Engine Health Monitoring (EHM) System for Advanced Diagnostic Monitoring of Gas Turbine Engines

Advancing the USAF's capabilities in engine life measurement and diagnostic monitoring of critical engine components is necessary to improve engine availability, minimize performance degradation, and reduce life cycle costs. Proven artificial intelligence (AI) technologies such as neural networks, fuzzy logic and expert systems present an opportunity to significantly enhance current trending and diagnostic capabilities in a real-time monitoring environment.

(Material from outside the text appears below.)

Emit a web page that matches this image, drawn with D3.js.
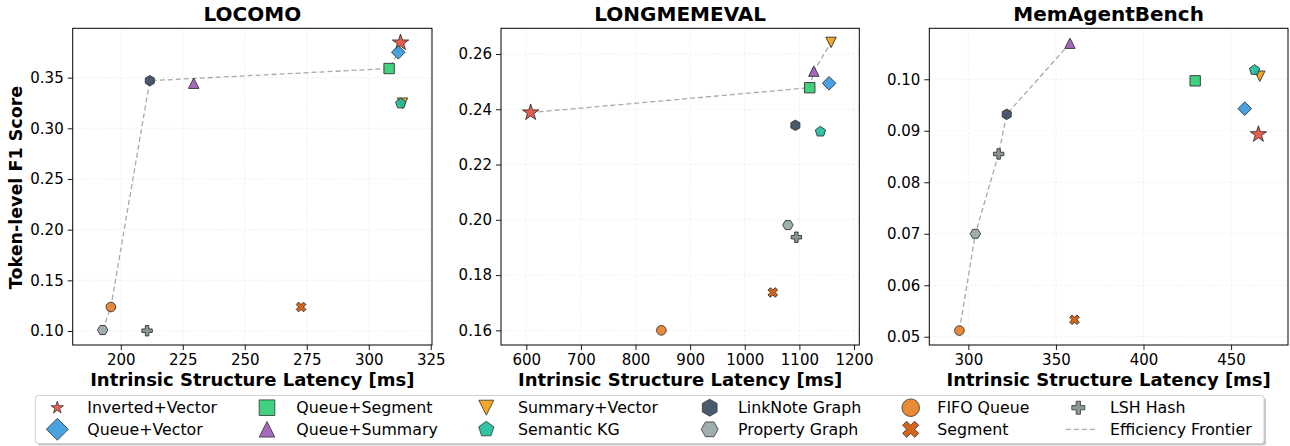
<!DOCTYPE html>
<html><head><meta charset="utf-8">
<script src="https://cdn.jsdelivr.net/npm/d3@7"></script>
<style>
html,body{margin:0;padding:0;background:#fff;}
svg{display:block;font-family:"DejaVu Sans",sans-serif;}
</style></head>
<body>
<svg id="chart" width="1290" height="446"></svg>
<script>
// ---------------- data ----------------
const methods = ["Inverted+Vector","Queue+Vector","Queue+Segment","Queue+Summary","Summary+Vector","Semantic KG","LinkNote Graph","Property Graph","FIFO Queue","Segment","LSH Hash"];
const methodColors = ["#e74c3c","#3498db","#2ecc71","#9b59b6","#f39c12","#1abc9c","#34495e","#95a5a6","#e67e22","#d35400","#7f8c8d"];
const methodShapes = ["star","diamond","square","triangleUp","triangleDown","pentagon","hexPointy","hexFlat","circle","xFilled","plusFilled"];

const benchmarks = ["LOCOMO","LONGMEMEVAL","MemAgentBench"];

const locomoLatency = [312.8, 311.9, 308.2, 229.4, 313.6, 312.9, 211.7, 192.7, 196.0, 272.7, 210.6];
const locomoF1      = [0.3845, 0.375, 0.359, 0.3445, 0.3248, 0.3245, 0.347, 0.101, 0.1237, 0.1237, 0.1003];

const longmemLatency = [608, 1154.4, 1119, 1126.4, 1158, 1138.5, 1092.7, 1079, 847.3, 1051.3, 1094.5];
const longmemF1      = [0.2388, 0.2494, 0.2478, 0.2538, 0.2642, 0.2319, 0.2342, 0.1981, 0.1600, 0.1737, 0.1937];

const memagentLatency = [465.6, 457.8, 429.5, 358.0, 466.4, 463.4, 321.9, 304.0, 294.9, 360.6, 317.3];
const memagentF1      = [0.0893, 0.0943, 0.0997, 0.1070, 0.1006, 0.1018, 0.0932, 0.0700, 0.0512, 0.0533, 0.0855];

const locomoXTicks = [200, 225, 250, 275, 300, 325];
const locomoYTicks = [0.10, 0.15, 0.20, 0.25, 0.30, 0.35];
const longmemXTicks = [600, 700, 800, 900, 1000, 1100, 1200];
const longmemYTicks = [0.16, 0.18, 0.20, 0.22, 0.24, 0.26];
const memagentXTicks = [300, 350, 400, 450];
const memagentYTicks = [0.05, 0.06, 0.07, 0.08, 0.09, 0.10];

const xLabel = "Intrinsic Structure Latency [ms]";
const yLabel = "Token-level F1 Score";
const frontierLabel = "Efficiency Frontier";

// ---------------- layout ----------------
const panels = [
  {title: benchmarks[0], lat: locomoLatency, f1: locomoF1, xt: locomoXTicks, yt: locomoYTicks,
   x0: 72.7, x1: 432, xd: [180.6, 325.5], yd: [0.0862, 0.3987]},
  {title: benchmarks[1], lat: longmemLatency, f1: longmemF1, xt: longmemXTicks, yt: longmemYTicks,
   x0: 501, x1: 859.3, xd: [553.7, 1209.7], yd: [0.1547, 0.2693]},
  {title: benchmarks[2], lat: memagentLatency, f1: memagentF1, xt: memagentXTicks, yt: memagentYTicks,
   x0: 929.3, x1: 1288, xd: [277.7, 482.5], yd: [0.0484, 0.1099]}
];
const yTop = 28.3, yBot = 345;

// ---------------- marker shapes ----------------
function poly(pts){ return "M" + pts.map(p => p[0].toFixed(2)+","+p[1].toFixed(2)).join("L") + "Z"; }
function regular(n, r, rot){
  const pts=[]; for(let i=0;i<n;i++){const a=rot+i*2*Math.PI/n; pts.push([r*Math.sin(a), -r*Math.cos(a)]);} return poly(pts);
}
function shapePath(shape, r){
  switch(shape){
    case "star": {
      const pts=[]; const ri=r*0.382;
      for(let i=0;i<10;i++){const a=i*Math.PI/5; const rr=i%2?ri:r; pts.push([rr*Math.sin(a), -rr*Math.cos(a)]);}
      return poly(pts);
    }
    case "diamond": return poly([[0,-r],[r,0],[0,r],[-r,0]]);
    case "square": return poly([[-r,-r],[r,-r],[r,r],[-r,r]]);
    case "triangleUp": return poly([[0,-r],[r,r],[-r,r]]);
    case "triangleDown": return poly([[0,r],[-r,-r],[r,-r]]);
    case "pentagon": return regular(5, r, 0);
    case "hexPointy": return regular(6, r, 0);
    case "hexFlat": return regular(6, r, Math.PI/6);
    case "circle": return `M${r},0A${r},${r},0,1,1,${-r},0A${r},${r},0,1,1,${r},0Z`;
    case "plusFilled": case "xFilled": {
      const u=r/3;
      let pts=[[-u,-3*u],[u,-3*u],[u,-u],[3*u,-u],[3*u,u],[u,u],[u,3*u],[-u,3*u],[-u,u],[-3*u,u],[-3*u,-u],[-u,-u]];
      if(shape==="xFilled"){const c=Math.SQRT1_2; pts=pts.map(p=>[(p[0]-p[1])*c*0.95,(p[0]+p[1])*c*0.95]);}
      return poly(pts);
    }
  }
}
const plotR   = {star:8.6, diamond:6.8, square:5.2, triangleUp:5.2, triangleDown:5.2, pentagon:5.4, hexPointy:5.2, hexFlat:5.2, circle:4.8, xFilled:5.4, plusFilled:5.2};
const legendR = {star:6.5, diamond:11, square:7.8, triangleUp:7.8, triangleDown:7.5, pentagon:8, hexPointy:8.5, hexFlat:8.5, circle:8.8, xFilled:9, plusFilled:6.5};

const svg = d3.select("#chart");
svg.append("rect").attr("width",1290).attr("height",446).attr("fill","#fff");

panels.forEach((p, pi) => {
  const x = d3.scaleLinear().domain(p.xd).range([p.x0, p.x1]);
  const y = d3.scaleLinear().domain(p.yd).range([yBot, yTop]);
  const g = svg.append("g");

  // grid
  g.append("g").selectAll("line.gx").data(p.xt).join("line")
    .attr("x1", d=>x(d)).attr("x2", d=>x(d)).attr("y1", yTop).attr("y2", yBot)
    .attr("stroke","#b0b0b0").attr("stroke-opacity",0.22).attr("stroke-width",0.8).attr("stroke-dasharray","2.5,2");
  g.append("g").selectAll("line.gy").data(p.yt).join("line")
    .attr("y1", d=>y(d)).attr("y2", d=>y(d)).attr("x1", p.x0).attr("x2", p.x1)
    .attr("stroke","#b0b0b0").attr("stroke-opacity",0.22).attr("stroke-width",0.8).attr("stroke-dasharray","2.5,2");

  // efficiency frontier (Pareto: lower latency, higher F1)
  const pts = p.lat.map((l,i)=>({l, f:p.f1[i]})).sort((a,b)=>a.l-b.l || b.f-a.f);
  const front=[]; let best=-Infinity;
  pts.forEach(d=>{ if(d.f>best){front.push(d); best=d.f;} });
  g.append("path").datum(front)
    .attr("d", d3.line().x(d=>x(d.l)).y(d=>y(d.f)))
    .attr("fill","none").attr("stroke","#a9a9a9").attr("stroke-width",1.3).attr("stroke-dasharray","5,3");

  // markers
  methods.forEach((m,i)=>{
    const sh = methodShapes[i];
    g.append("path")
      .attr("d", shapePath(sh, plotR[sh]))
      .attr("transform", `translate(${x(p.lat[i])},${y(p.f1[i])})`)
      .attr("fill", methodColors[i]).attr("fill-opacity",0.9)
      .attr("stroke","#333").attr("stroke-width",0.9);
  });

  // axes
  const xa = g.append("g").attr("transform",`translate(0,${yBot})`)
    .call(d3.axisBottom(x).tickValues(p.xt).tickFormat(d3.format("d")).tickSize(5).tickPadding(4.5).tickSizeOuter(0));
  const ya = g.append("g").attr("transform",`translate(${p.x0},0)`)
    .call(d3.axisLeft(y).tickValues(p.yt).tickFormat(d3.format(".2f")).tickSize(5).tickPadding(4).tickSizeOuter(0));
  [xa,ya].forEach(a=>{
    a.select(".domain").remove();
    a.selectAll("text").attr("font-size",15).attr("fill","#000").attr("font-family","DejaVu Sans");
    a.selectAll("line").attr("stroke","#000").attr("stroke-width",0.9);
  });

  // frame
  g.append("rect").attr("x",p.x0).attr("y",yTop).attr("width",p.x1-p.x0).attr("height",yBot-yTop)
    .attr("fill","none").attr("stroke","#000").attr("stroke-width",1);

  // title & x label
  g.append("text").attr("x",(p.x0+p.x1)/2).attr("y",20.5).attr("text-anchor","middle")
    .attr("font-size",20).attr("font-weight","bold").text(p.title);
  g.append("text").attr("x",(p.x0+p.x1)/2).attr("y",386).attr("text-anchor","middle")
    .attr("font-size",18).attr("font-weight","bold").text(xLabel);
  if(pi===0){
    g.append("text").attr("transform","translate(22,187.5) rotate(-90)").attr("text-anchor","middle")
      .attr("font-size",17.5).attr("font-weight","bold").text(yLabel);
  }
});

// ---------------- legend ----------------
const lg = svg.append("g");
const bx0=35.3, bx1=1264, by0=395.5, by1=443.5;
lg.append("rect").attr("x",bx0+2).attr("y",by0+2).attr("width",bx1-bx0).attr("height",by1-by0)
  .attr("rx",3).attr("fill","#999").attr("fill-opacity",0.55);
lg.append("rect").attr("x",bx0).attr("y",by0).attr("width",bx1-bx0).attr("height",by1-by0)
  .attr("rx",3).attr("fill","#fff").attr("stroke","#d0d0d0").attr("stroke-width",1);

const colMarkerX = [57.3, 267, 486.3, 709.7, 910.7, 1078.3];
const colTextX   = [87.3, 296.3, 518, 738, 937.3, 1110];
const rowY = [407.7, 429.3];
const entries = methods.map((m,i)=>({label:m, i})).concat([{label:frontierLabel, i:-1}]);
entries.forEach((e,k)=>{
  const col=Math.floor(k/2), row=k%2;
  const cx=colMarkerX[col], cy=rowY[row];
  if(e.i>=0){
    const sh=methodShapes[e.i];
    lg.append("path").attr("d",shapePath(sh,legendR[sh])).attr("transform",`translate(${cx},${cy})`)
      .attr("fill",methodColors[e.i]).attr("fill-opacity",0.9).attr("stroke","#333").attr("stroke-width",0.8);
  } else {
    lg.append("line").attr("x1",cx-12.5).attr("x2",cx+16.5).attr("y1",cy).attr("y2",cy)
      .attr("stroke","#a9a9a9").attr("stroke-width",1.3).attr("stroke-dasharray","5,3");
  }
  lg.append("text").attr("x",colTextX[col]).attr("y",cy).attr("dy","0.36em")
    .attr("font-size",15.8).attr("fill","#000").text(e.label);
});
</script>
</body></html>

This paper outlines the strategy adopted by the USAF to develop a state-of-the-art engine health monitoring system. In addition, the status of an R&D program whose ultimate aim is to demonstrate the perceived capability is also discussed. Engine data currently sensed and recorded for post flight processing will be analyzed in a continuous real-time mode. For fault detection and accommodation, extensive knowledge of how a healthy engine operates under given conditions will be analyzed, and any deviation from this “normal” pattern of expected parameters will be detected and further analyzed. Faults resulting from sensor failure modes will be promptly isolated and more complex faults will be identified by reasoning utilizing fuzzy logic and pattern recognition schemes. The same sensed data will be used as inputs to the life measurement module of the monitoring system where life usage algorithms will determine critical component remaining life based on actual mission severity. The system under development will be based on the Rolls-Royce T45 engine (Adour) which is fitted to the Navy's F-405 trainer, and a full-scale demonstration of the technology will ultimately be conducted on this engine.